İlk olarak kitabın konusundan biraz bahsetmek istiyorum. Şifreli dosyalar ekibi sanal dünyada işlenen cinayetlerin peşine düşer ilk defa bu tarz suçlarla karşılaştıkları için neyi nasıl yapacaklarını bilemezler. Cinayetler gün geçtikçe planlı bir şekilde artmaya başlayınca işler çığırından çıkar.

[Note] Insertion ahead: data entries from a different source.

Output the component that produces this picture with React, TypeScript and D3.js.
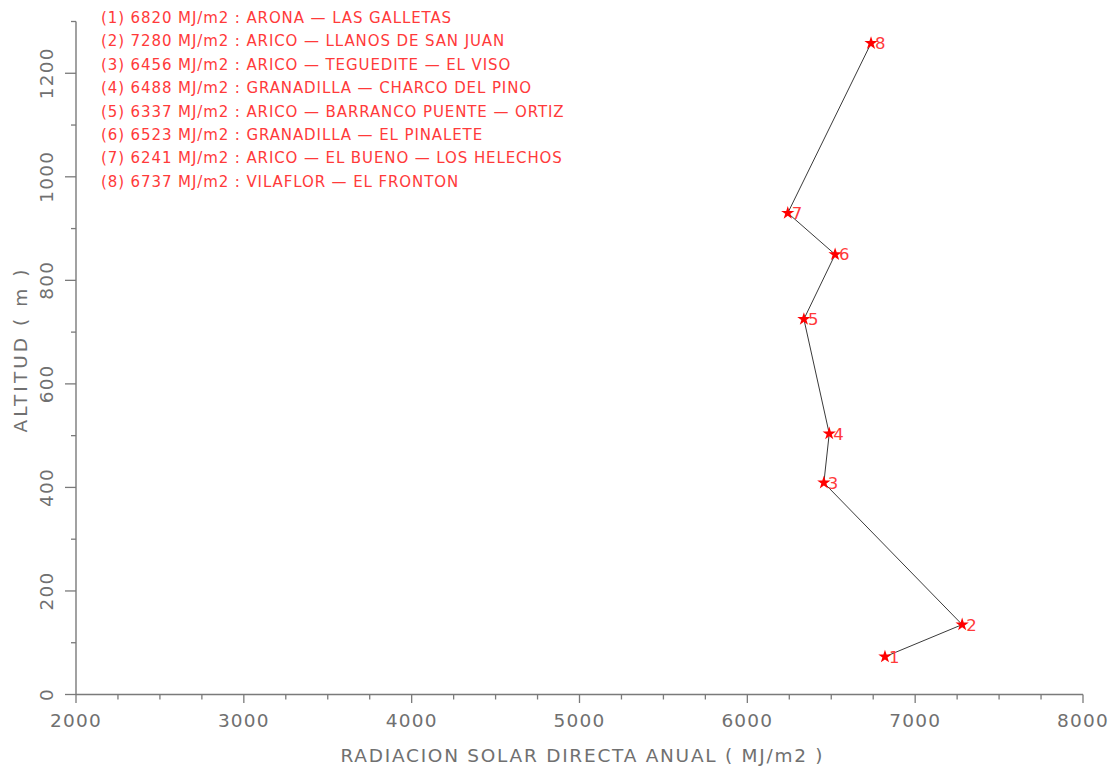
import React from "react";
import * as d3 from "d3";

const stationIds = [1, 2, 3, 4, 5, 6, 7, 8];
const radiation = [6820, 7280, 6456, 6488, 6337, 6523, 6241, 6737];
const altitude = [73, 135, 409, 504, 725, 850, 930, 1258];
const stationNames = [
  "ARONA — LAS GALLETAS",
  "ARICO — LLANOS DE SAN JUAN",
  "ARICO — TEGUEDITE — EL VISO",
  "GRANADILLA — CHARCO DEL PINO",
  "ARICO — BARRANCO PUENTE — ORTIZ",
  "GRANADILLA — EL PINALETE",
  "ARICO — EL BUENO — LOS HELECHOS",
  "VILAFLOR — EL FRONTON",
];
const xMajorTicks = [2000, 3000, 4000, 5000, 6000, 7000, 8000];
const yMajorTicks = [0, 200, 400, 600, 800, 1000, 1200];
const xTitle = "RADIACION SOLAR DIRECTA ANUAL ( MJ/m2 )";
const yTitle = "ALTITUD ( m )";

const W = 1113;
const H = 766;
const FONT = "'DejaVu Sans', sans-serif";
const AXIS = "#7a7a7a";
const TEXT = "#707070";
const RED = "#ff3a3a";

export default function App() {
  const x = d3.scaleLinear().domain([2000, 8000]).range([76, 1083]);
  const y = d3.scaleLinear().domain([0, 1300]).range([694.5, 21.5]);

  const xMinor = d3.range(2000, 8001, 250).filter((v) => v % 1000 !== 0);
  const yMinor = d3.range(0, 1301, 100).filter((v) => v % 200 !== 0);

  const pts = radiation.map((r, i) => [x(r), y(altitude[i])] as [number, number]);
  const line = d3.line()(pts) || "";
  const star = d3.symbol().type(d3.symbolStar).size(55)() || "";

  const x0 = x(2000);
  const y0 = y(0);

  return (
    <svg
      width={W}
      height={H}
      style={{ position: "absolute", left: 0, top: 0, background: "#fff" }}
      fontFamily={FONT}
    >
      {/* axes */}
      <line x1={x0} x2={x(8000)} y1={y0} y2={y0} stroke={AXIS} strokeWidth={1.4} />
      <line x1={x0} x2={x0} y1={y(1300)} y2={y0} stroke={AXIS} strokeWidth={1.4} />
      {xMajorTicks.map((v) => (
        <line key={"xm" + v} x1={x(v)} x2={x(v)} y1={y0} y2={y0 + 8.5} stroke={AXIS} strokeWidth={1.3} />
      ))}
      {xMinor.map((v) => (
        <line key={"xn" + v} x1={x(v)} x2={x(v)} y1={y0} y2={y0 + 5} stroke={AXIS} strokeWidth={1.3} />
      ))}
      {yMajorTicks.map((v) => (
        <line key={"ym" + v} x1={x0 - 11} x2={x0} y1={y(v)} y2={y(v)} stroke={AXIS} strokeWidth={1.3} />
      ))}
      {yMinor.map((v) => (
        <line key={"yn" + v} x1={x0 - 5} x2={x0} y1={y(v)} y2={y(v)} stroke={AXIS} strokeWidth={1.3} />
      ))}
      {xMajorTicks.map((v) => (
        <text key={"xl" + v} x={x(v)} y={727} textAnchor="middle" fontSize={18.5} fill={TEXT} letterSpacing={1.2}>
          {v}
        </text>
      ))}
      {yMajorTicks.map((v) => (
        <text
          key={"yl" + v}
          transform={`translate(53,${y(v)}) rotate(-90)`}
          textAnchor="middle"
          fontSize={18.5}
          fill={TEXT}
          letterSpacing={1.2}
        >
          {v}
        </text>
      ))}
      <text x={581.5} y={762} textAnchor="middle" fontSize={18.5} fill={TEXT} textLength={482} lengthAdjust="spacing">
        {xTitle}
      </text>
      <text
        transform={`translate(27,351) rotate(-90)`}
        textAnchor="middle"
        fontSize={18.5}
        fill={TEXT}
        textLength={163}
        lengthAdjust="spacing"
      >
        {yTitle}
      </text>

      {/* legend */}
      {stationIds.map((id, i) => (
        <text key={"lg" + id} x={101} y={23 + i * 23.4} fontSize={15} fill={RED} letterSpacing={0.9}>
          {`(${id}) ${radiation[i]} MJ/m2 : ${stationNames[i]}`}
        </text>
      ))}

      {/* series */}
      <path d={line} fill="none" stroke="#3a3a3a" strokeWidth={1} />
      {pts.map(([px, py], i) => (
        <g key={"pt" + i}>
          <path d={star} transform={`translate(${px},${py})`} fill="#ff0000" />
          <text x={px + 4} y={py + 6} fontSize={16.5} fill={RED}>
            {stationIds[i]}
          </text>
        </g>
      ))}
    </svg>
  );
}
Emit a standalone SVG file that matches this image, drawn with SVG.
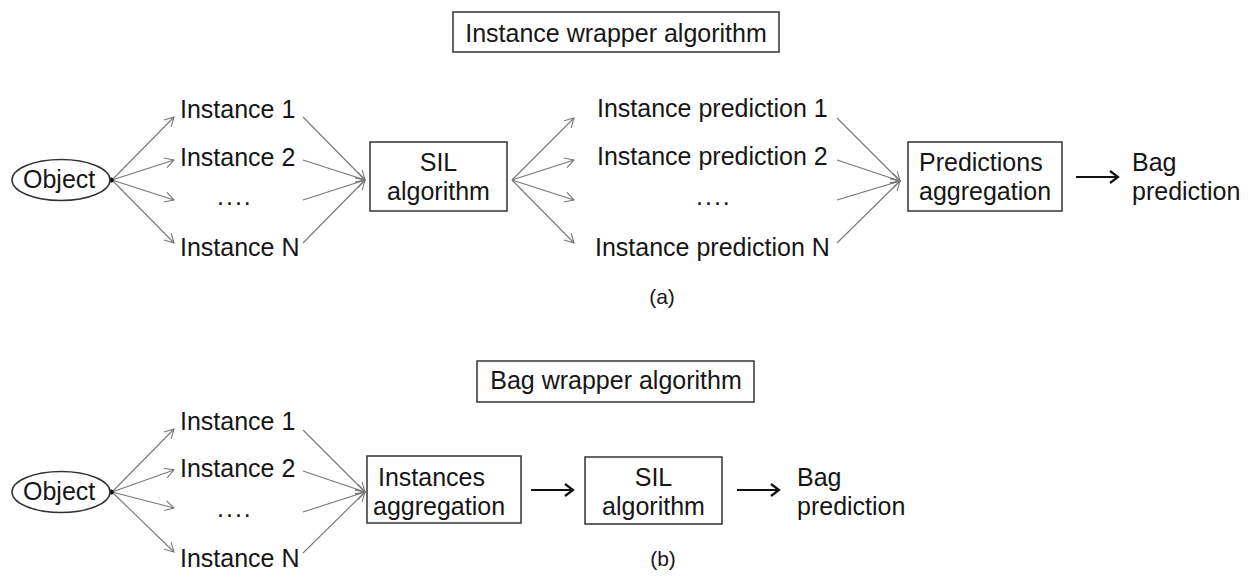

Kitabı başından sonuna kadar bir cinayet, polisiye romanı olarak okuyosunuz fakat sonunda işler değişiyor yazarın ters köşe yapmaya çalıştığı bariz belli ama bu durum benim pek hoşuma gitmedi. Kitabın başlarında biraz boş bi kitap olduğunu düşünerek okumaya başladım. Herkesin bu kadar övdüğü kitap nasıl bu kadar boş çıkabilir diye üzülmeye başlamıştım. Ortalarına geldiğimde olaylar sarpa sardı ve okuyucuda yani bende güzel bir merak uyandırdı. Dedim ki evet işte şimdi başlıyoruz. Gayet güzel akıcı bir kurgu olarak ilerlerken patttt! Son kısmı yine beni hayal kırıklığına uğrattı. Kitabın verdiği toplumsal mesajlar harika açıkcası özellikle İstanbul'un bir kız çocuğuna bürünüp isyan bayraklarını çekmesi beni baya etkilemişti. Ama kitabın sonuda toplumsal mesajla bitmemeliydi ya!
Kitabın içerisinde geçen cinayetler bile yeni işlenmiş cinayetler değil önceden işlenen ve kimin işlediği belli olmayan, kimsesiz cesetlerin kullanılması tamamen. Okur cinayet bekliyor, aksiyon bekliyor, heyecan bekliyor fakat çok fazla bulamıyor :(
Kitabın bana kattığı tek şey Osman Hamdi Bey ve Vincent Van Gogh hakkında hiç bilmediğim bir kaç ilgi çekici bilgi öğrenmiş olmam. Başka elle tutulur hiç birşey yok maalesef.